Wholesome Girls and Orientalism

February 20th, 2017

Triggering Passages: 

“The indelible Grahamite link between body, home, and nation eternally bars Fun See from ever quite transcending the marks of Asian difference, although those marks do seem to stretch to enfold the new “Mrs. Tokio.”” (Tompkins 2012: 141)

“Rose amuses herself by imagining Annabel “going to Canton someday, and having to order rats, puppies and birds’ nest soup for dinner.” Dietary differences, in other words, mark the boundaries between the races.” (Tompkins 2012: 142)

News Media Context:

High/ Low Cuisine and Orientalism 

“With the separation of the Other as barbaric and weak, the West declared itself the civilized and dominant. This particular binary set the tone for the makeup of international – and national – society as we know it today. Whether it’s the police state, civil war or everyday microaggressive racism, the Other serves to both establish a status quo, and allow the status quo to conduct domination with impunity.”

“This trend of high/low cuisine is nothing new, it is merely Orientalism for Dummies. Place one thing that can be found from one world that you consider low and place it next to another thing from the world you consider high and have a good hoot over the hilarity of it all. Such innovation! Nothing like contrast to truly depict your notion of superiority, right? By placing things from the ‘Orient’ in the world of the West, it serves to elevate not the former, but the latter. The food industry mogul thinks that s/he is doing the Orient a favor by taking it out of the styrofoam box and placing it on the china plate next to a glass of champagne. The history of fried chicken, the cultural significance of Soul Food, would never have existed if not for the barbaric economic strategy of slavery. They know this but want to be the ones to dictate the new narrative, because knowledge of the Other is merely a party trick for the West to showcase its unquenchable thirst for grandeur that is mutually dependent on its need to belittle.”

https://catapult.co/community/stories/high-low-cuisine-and-orientalism

Response:

Tompkins’ chapter, A Wholesome Girl, explores the upper-class orientalist sentiment existent in Antebellum America and the whiteness central to Louisa May Alcott’s feminism. From Fun See’s physical form being paralleled to a teapot to his designation as a “highly satisfactory Chinaman”, we see simplistic, easily digestible depictions of the “other”, and their personal traits eclipsed completely by their ethnic and racial ones.

In Antebellum (and many current day American racial discourses) orientalist discourses, the western observer/ traveler/ historian maintains their place of superiority by continuing to confine the non-westerner as an observable anomaly, while failing to acknowledge their whole personhood. The constant consumption and colonization of the “other” ensure the subordination necessary to rationalize exploitation and lack of humanity, it is in this mindset that black and brown bodies turn less into people and more into “things”.

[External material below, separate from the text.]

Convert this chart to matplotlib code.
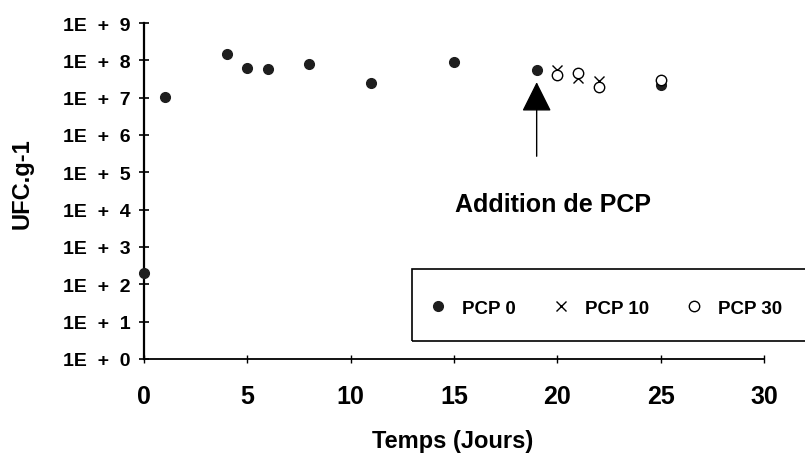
import numpy as np
import matplotlib.pyplot as plt
from matplotlib.patches import Rectangle

plt.rcParams['font.family'] = ['Liberation Sans', 'DejaVu Sans']
plt.rcParams['font.weight'] = 'bold'

# values (UFC per g)
days_pcp0 = [0, 1, 4, 5, 6, 8, 11, 15, 19, 25]
ufc_pcp0 = [2.0e2, 1.05e7, 1.5e8, 6.3e7, 6.0e7, 8.0e7, 2.4e7, 9.0e7, 5.6e7, 2.2e7]

days_pcp10 = [20, 21, 22]
ufc_pcp10 = [5.6e7, 3.4e7, 2.8e7]

days_pcp30 = [20, 21, 22, 25]
ufc_pcp30 = [4.1e7, 4.7e7, 1.9e7, 3.0e7]

ytick_vals = [1e0, 1e1, 1e2, 1e3, 1e4, 1e5, 1e6, 1e7, 1e8, 1e9]
ytick_labels = ['1E  +  %d' % i for i in range(10)]
xtick_vals = [0, 5, 10, 15, 20, 25, 30]

fig = plt.figure(figsize=(8.05, 4.56), dpi=100)
W, H = 805, 456
ax = fig.add_axes([144 / W, 1 - 360 / H, (764 - 144) / W, (360 - 24) / H])

ax.set_yscale('log')
ax.set_xlim(0, 30)
ax.set_ylim(1, 1e9)

ax.plot(days_pcp0, ufc_pcp0, 'o', color='#1e1e1e', ms=7, clip_on=False,
        zorder=3, label='PCP 0')
ax.plot(days_pcp10, ufc_pcp10, 'x', color='black', ms=7, mew=1.0,
        clip_on=False, zorder=4, label='PCP 10')
ax.plot(days_pcp30, ufc_pcp30, 'o', mfc='white', mec='black', ms=7.5,
        mew=1.0, clip_on=False, zorder=5, label='PCP 30')

# arrow for the PCP addition
ax.annotate('', xy=(19, 2.6e7), xytext=(19, 2.7e5),
            arrowprops=dict(arrowstyle='-|>,head_length=0.4,head_width=0.2',
                            mutation_scale=47, color='black', lw=1,
                            shrinkA=0, shrinkB=0))
ax.text(19.8, 10 ** 4.15, 'Addition de PCP', ha='center', va='center',
        fontsize=18, fontweight='bold')

ax.spines['top'].set_visible(False)
ax.spines['right'].set_visible(False)
ax.spines['left'].set_linewidth(1.6)
ax.spines['bottom'].set_linewidth(1.3)

ax.set_yticks(ytick_vals)
ax.set_yticklabels(ytick_labels)
ax.yaxis.set_minor_locator(plt.NullLocator())
ax.set_xticks(xtick_vals)
ax.tick_params(axis='y', direction='inout', length=7, width=1.2,
               labelsize=14, pad=6)
ax.tick_params(axis='x', direction='inout', length=6, width=1.0,
               labelsize=18, pad=15)

ax.set_xlabel('Temps (Jours)', fontsize=17, fontweight='bold')
ax.xaxis.set_label_coords(0.497, -0.243)
ax.xaxis.label.set_verticalalignment('center')
ax.set_ylabel('UFC.g-1', fontsize=17, fontweight='bold')
ax.yaxis.set_label_coords(-0.197, 0.524)
ax.yaxis.label.set_verticalalignment('center')

# legend box runs past the right edge of the figure
box = Rectangle((412 / W, 1 - 342 / H), (830 - 412) / W, 72 / H,
                transform=fig.transFigure, fill=False, lw=1.2,
                edgecolor='black', zorder=6)
fig.patches.append(box)
leg = ax.legend(loc='center left', ncol=3, bbox_to_anchor=(430 / W, 1 - 309 / H),
                bbox_transform=fig.transFigure, borderaxespad=0, borderpad=0,
                frameon=False, handlelength=0.8, handletextpad=0.9,
                columnspacing=2.0, fontsize=13.5)

fig.savefig('out.png', dpi=100)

Though Fun See’s status as a “Chinaman” is accepted by the main characters, he is kept in his subservient position and accepted primarily because of his existence aligning with the “type” of Chinese man recognizable to the white American of the time. Annabel’s romantic desire and interest in Fun See can then, easily be interpreted as her “desire for pretty Chinese things”, Fun See’s body acting as a stand-in for all things desirable and foreign.

Whang Lo, on the other hand, is designated by rose as an “unsatisfactory” Chinese man because of his American costume, mastery of the English language, and failure to align with the limited scope of what it meant to be a non-threatening and palatable Chinese man. While reading the chapter I was struck by the American Upper-Class obsession with fine china. Traditional Chinese pottery, and its display as a sign of wealth, in the context of the Antebellum home, becomes a symbol of conquest and control of a “lesser” peoples culture hidden behind the guise of appreciation.

The Binary nature that is necessary for separation and conquest of the “other” is easily translated into food. Though roses simplistic scope of Chinese food as puppy dogs, rats and birds nests is obvious in its racist nature, the upholding of the same binaries exists in a multitude of ways today. In creating so-called “juxtapositions” in the restaurant world and framing one type of food/ culture as superior to another we continue to uphold the orientalist values that have been used historically to justify western colonialist rule (like the pairing of fried chicken with champagne at Birds and Bubbles, and the “Kebab Renaissance” being led by three white owners at Le Bab.) As Saïd wrote,“In a quite constant way, Orientalism depends for it’s strategy on this flexible positional superiority, which puts the Westerner in a whole series of possible relationships with the Orient without ever losing him the relative upper hand”.